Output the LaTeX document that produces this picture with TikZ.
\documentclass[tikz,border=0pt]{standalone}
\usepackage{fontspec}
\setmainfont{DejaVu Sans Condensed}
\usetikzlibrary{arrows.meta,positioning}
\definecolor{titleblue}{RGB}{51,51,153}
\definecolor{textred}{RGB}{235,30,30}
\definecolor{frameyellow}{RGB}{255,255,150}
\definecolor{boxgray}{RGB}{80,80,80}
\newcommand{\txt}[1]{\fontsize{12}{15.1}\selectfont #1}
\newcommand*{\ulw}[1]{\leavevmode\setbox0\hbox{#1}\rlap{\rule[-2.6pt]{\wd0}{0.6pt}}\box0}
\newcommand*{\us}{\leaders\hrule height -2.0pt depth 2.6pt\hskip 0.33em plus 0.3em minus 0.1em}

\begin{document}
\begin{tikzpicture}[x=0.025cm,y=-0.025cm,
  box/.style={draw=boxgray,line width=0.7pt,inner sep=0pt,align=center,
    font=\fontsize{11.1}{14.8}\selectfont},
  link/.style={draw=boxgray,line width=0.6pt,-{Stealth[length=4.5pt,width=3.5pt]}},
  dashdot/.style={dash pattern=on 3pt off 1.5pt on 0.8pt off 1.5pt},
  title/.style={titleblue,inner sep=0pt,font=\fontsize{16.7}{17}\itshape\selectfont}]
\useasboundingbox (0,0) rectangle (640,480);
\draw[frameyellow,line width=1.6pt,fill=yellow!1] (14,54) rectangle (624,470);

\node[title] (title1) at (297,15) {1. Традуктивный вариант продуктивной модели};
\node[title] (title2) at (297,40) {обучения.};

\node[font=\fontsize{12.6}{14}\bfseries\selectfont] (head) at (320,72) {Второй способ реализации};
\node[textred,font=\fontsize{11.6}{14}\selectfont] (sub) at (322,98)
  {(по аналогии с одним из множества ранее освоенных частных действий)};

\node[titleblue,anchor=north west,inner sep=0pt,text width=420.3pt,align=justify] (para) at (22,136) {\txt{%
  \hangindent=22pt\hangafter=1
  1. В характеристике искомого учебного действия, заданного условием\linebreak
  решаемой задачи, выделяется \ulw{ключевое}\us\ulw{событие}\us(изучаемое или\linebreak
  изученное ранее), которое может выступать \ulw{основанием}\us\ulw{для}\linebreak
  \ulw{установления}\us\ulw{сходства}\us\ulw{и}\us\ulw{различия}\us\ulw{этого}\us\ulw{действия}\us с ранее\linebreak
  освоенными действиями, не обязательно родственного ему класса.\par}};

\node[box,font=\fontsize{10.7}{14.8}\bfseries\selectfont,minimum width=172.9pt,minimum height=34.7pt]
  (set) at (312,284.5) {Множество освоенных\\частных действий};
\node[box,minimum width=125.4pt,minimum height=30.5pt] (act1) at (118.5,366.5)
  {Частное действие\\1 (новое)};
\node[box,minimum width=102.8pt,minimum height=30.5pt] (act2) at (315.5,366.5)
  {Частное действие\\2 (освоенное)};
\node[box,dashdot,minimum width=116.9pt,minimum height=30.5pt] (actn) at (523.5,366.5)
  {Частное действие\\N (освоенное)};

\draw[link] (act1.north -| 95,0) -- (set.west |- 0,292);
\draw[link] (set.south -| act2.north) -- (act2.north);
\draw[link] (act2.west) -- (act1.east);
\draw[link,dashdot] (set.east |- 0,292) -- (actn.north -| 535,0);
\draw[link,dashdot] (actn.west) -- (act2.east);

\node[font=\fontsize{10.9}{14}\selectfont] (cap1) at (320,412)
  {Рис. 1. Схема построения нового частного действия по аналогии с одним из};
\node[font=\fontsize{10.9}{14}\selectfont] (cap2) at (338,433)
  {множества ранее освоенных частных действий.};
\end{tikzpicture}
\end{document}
=====
YOUR INSTRUCTIONS: Transcribe the full listing above without leaving anything out.

WRITTEN RESPONSE:
Output the LaTeX document that produces this picture with TikZ.
\documentclass[tikz,border=0pt]{standalone}
\usepackage{fontspec}
\setmainfont{DejaVu Sans Condensed}
\usetikzlibrary{arrows.meta,positioning}
\definecolor{titleblue}{RGB}{51,51,153}
\definecolor{textred}{RGB}{235,30,30}
\definecolor{frameyellow}{RGB}{255,255,150}
\definecolor{boxgray}{RGB}{80,80,80}
\newcommand{\txt}[1]{\fontsize{12}{15.1}\selectfont #1}
\newcommand*{\ulw}[1]{\leavevmode\setbox0\hbox{#1}\rlap{\rule[-2.6pt]{\wd0}{0.6pt}}\box0}
\newcommand*{\us}{\leaders\hrule height -2.0pt depth 2.6pt\hskip 0.33em plus 0.3em minus 0.1em}

\begin{document}
\begin{tikzpicture}[x=0.025cm,y=-0.025cm,
  box/.style={draw=boxgray,line width=0.7pt,inner sep=0pt,align=center,
    font=\fontsize{11.1}{14.8}\selectfont},
  link/.style={draw=boxgray,line width=0.6pt,-{Stealth[length=4.5pt,width=3.5pt]}},
  dashdot/.style={dash pattern=on 3pt off 1.5pt on 0.8pt off 1.5pt},
  title/.style={titleblue,inner sep=0pt,font=\fontsize{16.7}{17}\itshape\selectfont}]
\useasboundingbox (0,0) rectangle (640,480);
\draw[frameyellow,line width=1.6pt,fill=yellow!1] (14,54) rectangle (624,470);

\node[title] (title1) at (297,15) {1. Традуктивный вариант продуктивной модели};
\node[title] (title2) at (297,40) {обучения.};

\node[font=\fontsize{12.6}{14}\bfseries\selectfont] (head) at (320,72) {Второй способ реализации};
\node[textred,font=\fontsize{11.6}{14}\selectfont] (sub) at (322,98)
  {(по аналогии с одним из множества ранее освоенных частных действий)};

\node[titleblue,anchor=north west,inner sep=0pt,text width=420.3pt,align=justify] (para) at (22,136) {\txt{%
  \hangindent=22pt\hangafter=1
  1. В характеристике искомого учебного действия, заданного условием\linebreak
  решаемой задачи, выделяется \ulw{ключевое}\us\ulw{событие}\us(изучаемое или\linebreak
  изученное ранее), которое может выступать \ulw{основанием}\us\ulw{для}\linebreak
  \ulw{установления}\us\ulw{сходства}\us\ulw{и}\us\ulw{различия}\us\ulw{этого}\us\ulw{действия}\us с ранее\linebreak
  освоенными действиями, не обязательно родственного ему класса.\par}};

\node[box,font=\fontsize{10.7}{14.8}\bfseries\selectfont,minimum width=172.9pt,minimum height=34.7pt]
  (set) at (312,284.5) {Множество освоенных\\частных действий};
\node[box,minimum width=125.4pt,minimum height=30.5pt] (act1) at (118.5,366.5)
  {Частное действие\\1 (новое)};
\node[box,minimum width=102.8pt,minimum height=30.5pt] (act2) at (315.5,366.5)
  {Частное действие\\2 (освоенное)};
\node[box,dashdot,minimum width=116.9pt,minimum height=30.5pt] (actn) at (523.5,366.5)
  {Частное действие\\N (освоенное)};

\draw[link] (act1.north -| 95,0) -- (set.west |- 0,292);
\draw[link] (set.south -| act2.north) -- (act2.north);
\draw[link] (act2.west) -- (act1.east);
\draw[link,dashdot] (set.east |- 0,292) -- (actn.north -| 535,0);
\draw[link,dashdot] (actn.west) -- (act2.east);

\node[font=\fontsize{10.9}{14}\selectfont] (cap1) at (320,412)
  {Рис. 1. Схема построения нового частного действия по аналогии с одним из};
\node[font=\fontsize{10.9}{14}\selectfont] (cap2) at (338,433)
  {множества ранее освоенных частных действий.};
\end{tikzpicture}
\end{document}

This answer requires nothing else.